The Centre for Anti-Corruption and Open Leadership (CACOL) has lamented Nigeria’s over-reliance on oil and gas as the mainstay of its economy, almost 60 years after independence, saying that this has been responsible for much of the official heists, distrust and other social malaise bedeviling the country.

Debo Adeniran, CACOL Executive Chairman, who spoke through a statement issued by Adegboyega Otunuga, the group’s Coordinator for Media and Publications, said the report of an exhaustive research carried out by the Nigeria Extractive Industries Transparency Initiative (NEITI) and Trust Africa (TA) specifically stated that 92.9 per cent of the total amount of illicit financial flows (IFF) in Nigeria annually were from businesses in the oil and gas sector.

He said the report, entitled, ‘Averting Illicit Financial Flows in Nigeria’s Extractive Industry’, and released in Abuja on Tuesday, stated that while it was generally difficult to measure IFFs as a result of their illegality, types of activities and data challenges, it was, however, discovered that the country’s oil sector contributed the most to the illegality on a yearly basis.

The report, he added, stated that out of the majority percent contribution of the sector to IFFs in Nigeria, illegal oil bunkering accounted for about 35 percent while commercial transactions by multinationals that dominated the sector contributed more than 60 per cent of the fraud.

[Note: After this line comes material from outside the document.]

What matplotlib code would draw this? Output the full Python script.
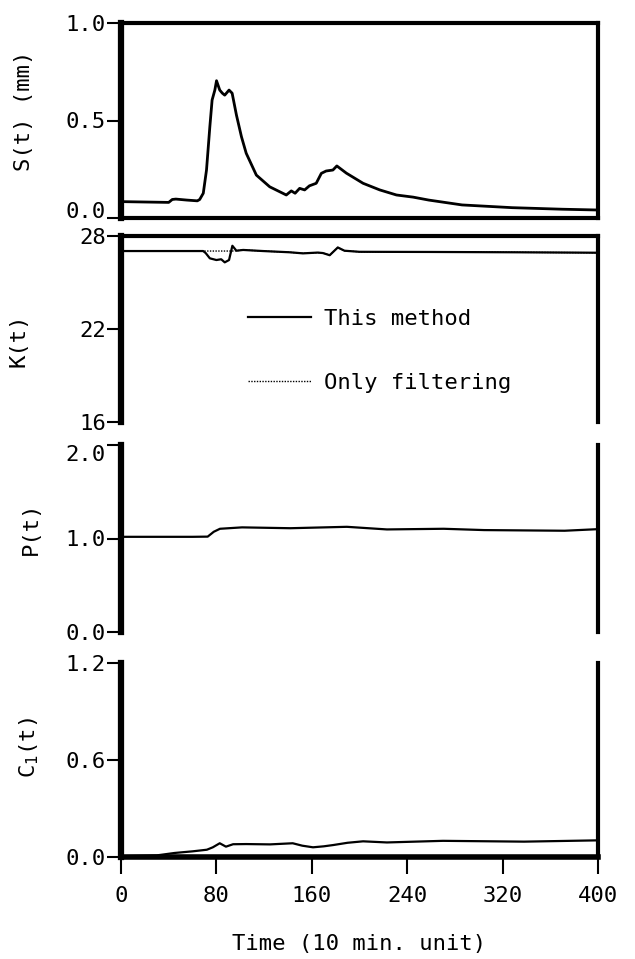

The NEITI and TA report, according to him, stated that the firms were found of evading tax and laundering funds, and that the country’s oil sector had remained vulnerable to IFFs due to Nigeria’s economic dependence on the sector.

It also stated further that the oil industry was highly influenced and controlled by the political class and had remained technically and structurally complex.

“In addition, NEITI and its partner agency TA, equally affirmed that Nigeria’s reliance on the cash-based economy was another reason why IFFs thrive in the country.

“According to them, ‘Opportunities for IFFs through fraud and money laundering in Nigeria’s oil industry generally started as administrative control failures by those expected to exercise statutory and regulatory frameworks in the industry.”